A mechanical approach to sex increases anxieties among both women and men. The woman asks herself, ‘Am I as attractive, as successful in bed as the women portrayed in magazines, on films and TV?’ The man asks himself, ‘Am I a potent stud?’

Sexual permissiveness has not challenged the idea that a woman’s place is in the home; it has simply added ‘and in the bed’.

Capitalism distorts all human beings in society, depriving men, women and children of the capacity to develop their potentialities in every area of life. The family, that part of this society to which people look for love and comfort, reproduces the external relationships, and this turns it into a cauldron of personal conflicts – of anger, jealousy, fear and guilt. Both men and women fail to live up to the impossible ideal stereotype which society gives them of one another.

Why, if the family is less and less effective in securing the emotional, personal needs of people, do people still cling to it? Why, of all institutions, does this one show the greatest ability to survive?

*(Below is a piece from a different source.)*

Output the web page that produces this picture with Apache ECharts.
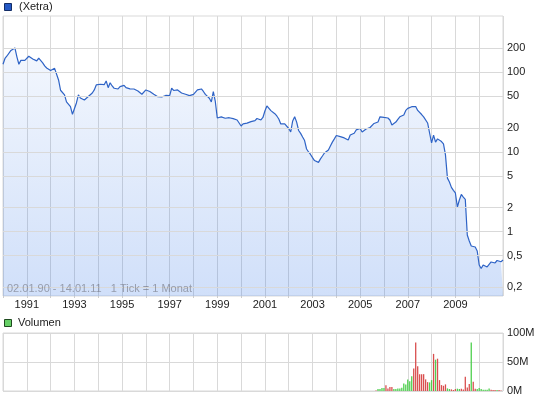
<!DOCTYPE html>
<html><head><meta charset="utf-8">
<script src="https://cdn.jsdelivr.net/npm/echarts@6/dist/echarts.min.js"></script>
<style>html,body{margin:0;padding:0;background:#fff}#c{width:545px;height:401px}</style>
</head><body><div id="c"></div>
<script>
// Monthly closing prices starting January 1990 (one value per month)
const startYear = 1990;
const price = [
126,149,160,158,188,187,202,156,126,141,
147,141,149,159,158,147,141,139,150,146,
131,120,113,107,105,105,112,107,80,59.5,
57.4,52,42.5,41.2,37,29.7,29.7,41.2,52,47.6,
48.3,44.9,42.4,49.7,49,55,60,69.3,70.3,70.7,
69.3,69.9,77.8,64.1,74,67.3,63,66,61.7,66,
67.9,68.5,64.1,62.6,62,61.7,61.7,60,58.3,56.1,
53,54.5,60,58.3,57.4,55.8,53,54.5,49.4,46.9,
49,50.4,51.2,53,51,63,59.1,60,60,57.8,
55,54,53,52,51,51,52.7,55,60,62.6,
61.7,57.4,52.7,50.4,47.2,42.4,57.1,43,26.7,27.2,
27.6,26.7,26.5,26.7,26.9,26.7,26.2,27.6,25.2,23.1,
21.2,22.5,23,23,23.3,24,23.7,24.7,26.3,25.9,
25.2,27.1,32.7,37.8,37.2,33,31.8,30.2,28.3,25.9,
22.5,23.3,22.5,21.8,19.7,17.8,24.5,27.6,23.7,18.6,
17.1,15.4,13.9,10.9,10,9.3,8.5,7.8,7.6,7.4,
8.2,8.9,9.7,9.9,10.6,11.9,13.3,14.6,16.1,16.8,
15.6,15,15,15.2,14.1,16.3,16.3,17.2,18.9,20,
19.7,17.8,18.6,19.4,20.2,20.3,21.2,22.8,21.8,23.8,
27.6,27.6,27.1,27.6,26.7,25.2,21.8,21.2,23.7,25.7,
27.6,26.3,29.1,33.2,35.2,36.2,37,37.8,37.2,33.2,
31.5,29.5,27.6,28.3,23.1,17.3,13,16.3,13.3,14.6,
14.1,13.5,12.6,9.2,4.7,4.2,3.6,3.3,3.06,2.04,
2.5,2.93,2.72,2.54,0.91,0.764,0.662,0.67,0.643,0.573,
0.382,0.345,0.382,0.361,0.361,0.377,0.417,0.441,0.405,0.435,
0.411,0.42,0.441
];
const priceTicks = [0.2,0.5,1,2,5,10,20,50,100,200];
// Volume (millions), monthly, starting at month index volStart
const volStart = 188;
const volume = [
1,3.4,3.4,5,5,9.7,4.5,6.8,6.8,3.4,
3.4,4.5,4.5,5.7,13,11.4,20,17,25.6,38.6,
83.5,42.6,29,29,29,20,15.3,14.8,18.8,64,
54,55.7,18.8,10.2,9,11.4,4.5,3.4,2.8,1.7,
3.4,4,3.4,4,2.8,24.4,6.2,11.9,83.5,16,
4,3.4,5,3.4,2.3,2.3,2.3,4.5,2.3,1.7,
1.7,1.7,1.7,1
];
// u = up month (green), d = down month (red)
const volDir = [
"d","u","u","u","u","d","d","d","d","u",
"u","u","u","u","u","u","u","u","u","d",
"d","d","d","d","d","d","d","u","u","d",
"u","d","d","d","d","d","u","u","d","d",
"d","u","u","d","d","d","d","d","u","d",
"d","u","u","u","u","u","u","u","d","d",
"d","u","d","d"
];
const infoText = "02.01.90 - 14.01.11   1 Tick = 1 Monat";

const FONT = '"Liberation Sans", Arial, sans-serif';
const GRIDC = '#d9d9d9';
const xMax = price.length - 1;
const lineData = price.map((v,i)=>[i,v]);
const volUp = [], volDown = [];
volume.forEach((v,i)=>{ (volDir[i]==='u'?volUp:volDown).push([volStart+i, v*1e6]); });

const chart = echarts.init(document.getElementById('c'), null, {renderer:'canvas'});
chart.setOption({
  animation:false,
  backgroundColor:'#fff',
  grid:[
    {left:3,top:16,width:500,height:280,show:true,borderColor:GRIDC,borderWidth:1},
    {left:3,top:333,width:500,height:58,show:true,borderColor:GRIDC,borderWidth:1}
  ],
  xAxis:[
    {type:'value',gridIndex:0,min:0,max:xMax,interval:12,
     axisLine:{show:false},
     axisTick:{show:true,length:2,lineStyle:{color:'#cccccc'}},
     splitLine:{show:true,lineStyle:{color:GRIDC,width:1}},
     axisLabel:{formatter:v=>{const y=startYear+Math.round(v/12);return (y%2===1&&v<xMax)?String(y):'';},
       color:'#222',fontSize:11,fontFamily:FONT,margin:3,showMaxLabel:false}},
    {type:'value',gridIndex:1,min:0,max:xMax,interval:12,
     axisLine:{show:false},axisTick:{show:false},axisLabel:{show:false},
     splitLine:{show:true,lineStyle:{color:GRIDC,width:1}}}
  ],
  yAxis:[
    {type:'log',gridIndex:0,min:0.156,max:508,position:'right',
     axisLine:{show:false},axisTick:{show:false},axisLabel:{show:false},splitLine:{show:false}},
    {type:'value',gridIndex:1,min:0,max:1e8,interval:5e7,position:'right',
     axisLine:{show:false},axisTick:{show:false},
     splitLine:{show:true,lineStyle:{color:GRIDC,width:1}},
     axisLabel:{formatter:v=>(v/1e6)+'M',color:'#222',fontSize:11,fontFamily:FONT,margin:4}}
  ],
  series:[
    {type:'line',xAxisIndex:0,yAxisIndex:0,data:[],z:1,silent:true,
     markLine:{silent:true,symbol:'none',animation:false,
       lineStyle:{color:GRIDC,width:1,type:'solid'},
       label:{position:'end',formatter:p=>String(p.value).replace('.',','),color:'#222',fontSize:11,fontFamily:FONT,distance:4},
       data:priceTicks.map(t=>({yAxis:t}))}},
    {type:'line',xAxisIndex:0,yAxisIndex:0,data:lineData,z:3,showSymbol:false,symbol:'none',
     lineStyle:{color:'#2e63c6',width:1.2},
     areaStyle:{origin:'start',color:new echarts.graphic.LinearGradient(0,16,0,296,[
       {offset:0,color:'rgba(40,110,230,0.05)'},{offset:1,color:'rgba(40,110,230,0.31)'}],true)}},
    {type:'bar',xAxisIndex:1,yAxisIndex:1,data:volUp,barWidth:1.3,barGap:'-100%',itemStyle:{color:'#4fd04f'}},
    {type:'bar',xAxisIndex:1,yAxisIndex:1,data:volDown,barWidth:1.3,barGap:'-100%',itemStyle:{color:'#d94f4f'}}
  ],
  graphic:[
    {type:'rect',shape:{x:4.5,y:3.5,width:7,height:7},style:{fill:'#2458c4',stroke:'#142d66',lineWidth:1},z:100},
    {type:'text',x:19,y:7,style:{text:'(Xetra)',fill:'#222',font:'11px '+FONT,verticalAlign:'middle'},z:100},
    {type:'rect',shape:{x:4.5,y:319.5,width:7,height:7},style:{fill:'#66d066',stroke:'#1f4a1f',lineWidth:1},z:100},
    {type:'text',x:18,y:323,style:{text:'Volumen',fill:'#222',font:'11px '+FONT,verticalAlign:'middle'},z:100},
    {type:'text',x:7,y:289,style:{text:infoText,fill:'rgba(100,100,110,0.55)',font:'11px '+FONT,verticalAlign:'middle'},z:100}
  ]
});
</script>
</body></html>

While it is true that the harsher the world, the less effective is the family in protecting the emotional and material needs of its members, at the same time the greater is the need for just such a sanctuary. The satisfaction of almost all personal needs is to be found nowhere else. To be outside the nuclear family, an orphan, widow or widower with no close relatives, or a middle-aged or old single man or woman, is lonelier and worse. Mutual aid is a basic necessity for men and women. Out of loneliness the nuclear family gains strength. The institution of the family oppresses the woman. She, on her part, participates in creating the chains that bind her, decking them with flowers of love.

The family is an opaque wall preventing people from seeing and questioning the harsh, competitive society outside. It makes a person’s inhumanity to another more bearable. The horrors of the outside world explain the extreme tensions in the family, but also explain its perseverance. The contemporary family is the product of capitalism and one of its main supports.